Submitter: Tom Oosterloo (for Apertif Commissioning Team)
Description: One highlight of Ger's scientific legacy is the radio source J1819+3845, better known as "Ger's Twinkling Quasar". In the beginning of 1999, Ger, together with Jane Dennett-Thorpe, discovered that this radio source was twinkling; it could change brightness by more than a factor two in less than an hour! Although a few radio sources were known that were varying slowly, the very fast variations of J1819+3845 were extremely unusual. And Ger being Ger (the more unusual something seemed, the more interesting it was to him!), he started to monitor J1819+3845. In the end, he followed the source for more than thirteen years and was able to derive some unique and bizarre astronomy from that.

It turned out that the twinkling was due to interstellar scintillation, meaning that the variations are not due to the source itself, but are caused by the light travelling through an inhomogeneous, turbulent interstellar medium in between J1819+3845 and us. Because of the extensive monitoring, Ger was able to derive many many properties of the intervening material and J1819+3845 has become a unique source of information about the interstellar medium. One of the very interesting facts is that the medium causing the brightness fluctuations turned out to be very close to us, about 5 lightyears away. This makes it one of the nearest objects to the solar system.

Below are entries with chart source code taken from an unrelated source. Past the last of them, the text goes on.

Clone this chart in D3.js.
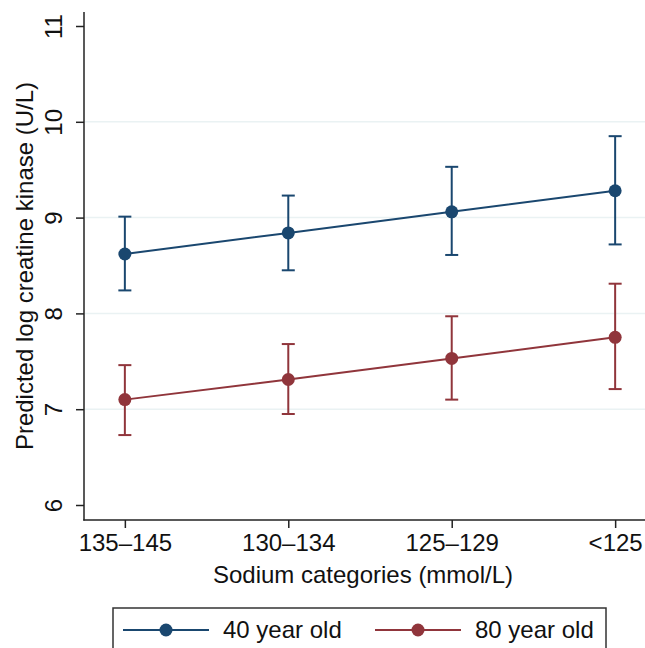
<!DOCTYPE html>
<html>
<head>
<meta charset="utf-8">
<script src="https://cdn.jsdelivr.net/npm/d3@7"></script>
<style>
  body { margin: 0; background: #fff; }
  svg { display: block; font-family: "Liberation Sans", Arial, sans-serif; }
</style>
</head>
<body>
<svg id="chart" width="645" height="648"></svg>
<script>
// sodium categories on the x axis
var categories = ["135\u2013145", "130\u2013134", "125\u2013129", "<125"];
var yTicks = [6, 7, 8, 9, 10, 11];
var gridTicks = [7, 8, 9, 10];

// predicted values and 95% CI, one array per series
var age40 = [8.62, 8.84, 9.06, 9.28];
var age40Lo = [8.24, 8.45, 8.61, 8.72];
var age40Hi = [9.01, 9.23, 9.53, 9.85];

var age80 = [7.10, 7.31, 7.53, 7.75];
var age80Lo = [6.73, 6.95, 7.10, 7.21];
var age80Hi = [7.46, 7.68, 7.97, 8.31];

var seriesNames = ["40 year old", "80 year old"];
var seriesColors = ["#1a476f", "#90353b"];

var svg = d3.select("#chart");

var x = d3.scaleLinear().domain([0.75, 4.25]).range([84, 656]);
var y = d3.scaleLinear().domain([6, 11]).range([505, 26]);

// grid lines
svg.append("g")
    .selectAll("line")
    .data(gridTicks)
    .enter().append("line")
      .attr("x1", 85)
      .attr("x2", 645)
      .attr("y1", function(d) { return y(d); })
      .attr("y2", function(d) { return y(d); })
      .attr("stroke", "#eaf2f3")
      .attr("stroke-width", 1.5);

// y axis
var yAxis = svg.append("g")
    .attr("transform", "translate(84,0)")
    .call(d3.axisLeft(y).tickValues(yTicks).tickSize(8).tickFormat(d3.format("d")));
yAxis.select(".domain").remove();
yAxis.selectAll(".tick line").attr("stroke", "#222").attr("stroke-width", 1.5);
yAxis.selectAll(".tick text").remove();
yAxis.selectAll(".tick").append("text")
    .attr("transform", "translate(-22,0) rotate(-90)")
    .attr("text-anchor", "middle")
    .attr("fill", "#111")
    .attr("font-size", 24)
    .text(function(d) { return d; });
svg.append("line")
    .attr("x1", 84).attr("x2", 84)
    .attr("y1", 12).attr("y2", 520.5)
    .attr("stroke", "#222").attr("stroke-width", 1.5);

// x axis
var xAxis = svg.append("g")
    .attr("transform", "translate(0,520)")
    .call(d3.axisBottom(x).tickValues([1, 2, 3, 4]).tickSize(8)
      .tickFormat(function(d, i) { return categories[i]; }));
xAxis.select(".domain").remove();
xAxis.selectAll(".tick line").attr("stroke", "#222").attr("stroke-width", 1.5);
xAxis.selectAll(".tick text")
    .attr("font-size", 24)
    .attr("font-family", "Liberation Sans, Arial, sans-serif")
    .attr("fill", "#111")
    .attr("y", 14)
    .attr("dy", "0.71em");
svg.append("line")
    .attr("x1", 83.25).attr("x2", 645)
    .attr("y1", 520).attr("y2", 520)
    .attr("stroke", "#222").attr("stroke-width", 1.5);

// axis titles
svg.append("text")
    .attr("transform", "translate(33,266) rotate(-90)")
    .attr("text-anchor", "middle")
    .attr("font-size", 24)
    .attr("fill", "#111")
    .text("Predicted log creatine kinase (U/L)");
svg.append("text")
    .attr("x", 363)
    .attr("y", 583)
    .attr("text-anchor", "middle")
    .attr("font-size", 24)
    .attr("fill", "#111")
    .text("Sodium categories (mmol/L)");

var line = d3.line()
    .x(function(d, i) { return x(i + 1); })
    .y(function(d) { return y(d); });

function drawSeries(vals, lo, hi, color) {
  var g = svg.append("g");
  // error bars
  vals.forEach(function(v, i) {
    var cx = x(i + 1);
    g.append("line")
      .attr("x1", cx).attr("x2", cx)
      .attr("y1", y(lo[i])).attr("y2", y(hi[i]))
      .attr("stroke", color).attr("stroke-width", 2);
    [lo[i], hi[i]].forEach(function(c) {
      g.append("line")
        .attr("x1", cx - 6.5).attr("x2", cx + 6.5)
        .attr("y1", y(c)).attr("y2", y(c))
        .attr("stroke", color).attr("stroke-width", 2);
    });
  });
  g.append("path")
    .datum(vals)
    .attr("d", line)
    .attr("fill", "none")
    .attr("stroke", color)
    .attr("stroke-width", 2);
  g.selectAll("circle")
    .data(vals)
    .enter().append("circle")
      .attr("cx", function(d, i) { return x(i + 1); })
      .attr("cy", function(d) { return y(d); })
      .attr("r", 6.5)
      .attr("fill", color);
}

drawSeries(age40, age40Lo, age40Hi, seriesColors[0]);
drawSeries(age80, age80Lo, age80Hi, seriesColors[1]);

// legend
var legend = svg.append("g");
legend.append("rect")
    .attr("x", 113).attr("y", 608)
    .attr("width", 493).attr("height", 60)
    .attr("fill", "#fff")
    .attr("stroke", "#333").attr("stroke-width", 1.5);

var legendX = [123, 375];
seriesNames.forEach(function(name, i) {
  var lx = legendX[i];
  legend.append("line")
    .attr("x1", lx).attr("x2", lx + 86)
    .attr("y1", 630).attr("y2", 630)
    .attr("stroke", seriesColors[i]).attr("stroke-width", 2);
  legend.append("circle")
    .attr("cx", lx + 43).attr("cy", 630)
    .attr("r", 6.5)
    .attr("fill", seriesColors[i]);
  legend.append("text")
    .attr("x", lx + 100)
    .attr("y", 630)
    .attr("dy", "0.35em")
    .attr("font-size", 24)
    .attr("fill", "#111")
    .text(name);
});
</script>
</body>
</html>
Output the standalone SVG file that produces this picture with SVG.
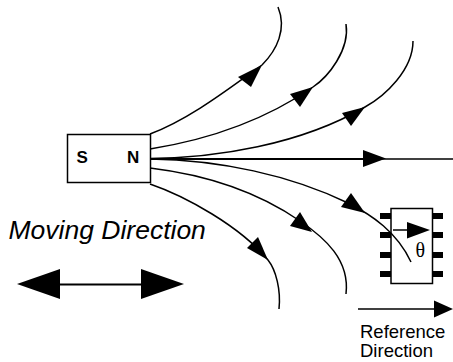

However, at some moment in 2006, J1819+3845 suddenly stopped twinkling. The most likely reason is that the medium causing the twinkling has moved out of the way and is not in front of the source anymore. But, as sudden the twinkling disappeared, it can also come back... For this reason, during the commissioning of Apertif we regularly observe J1819+3845, just to check whether it is still quiet, or that it has started again to twinkle.

So far, no twinkling has been seen with Apertif. The plot shows the light curve of J1819-+845 taken from the summary paper Ger and J.-P. Marquart wrote about the source, with a new point added from the Apertif observations. Compared to the older data, the source has faded a little, but the decrease is slow and steady, with no fast variations.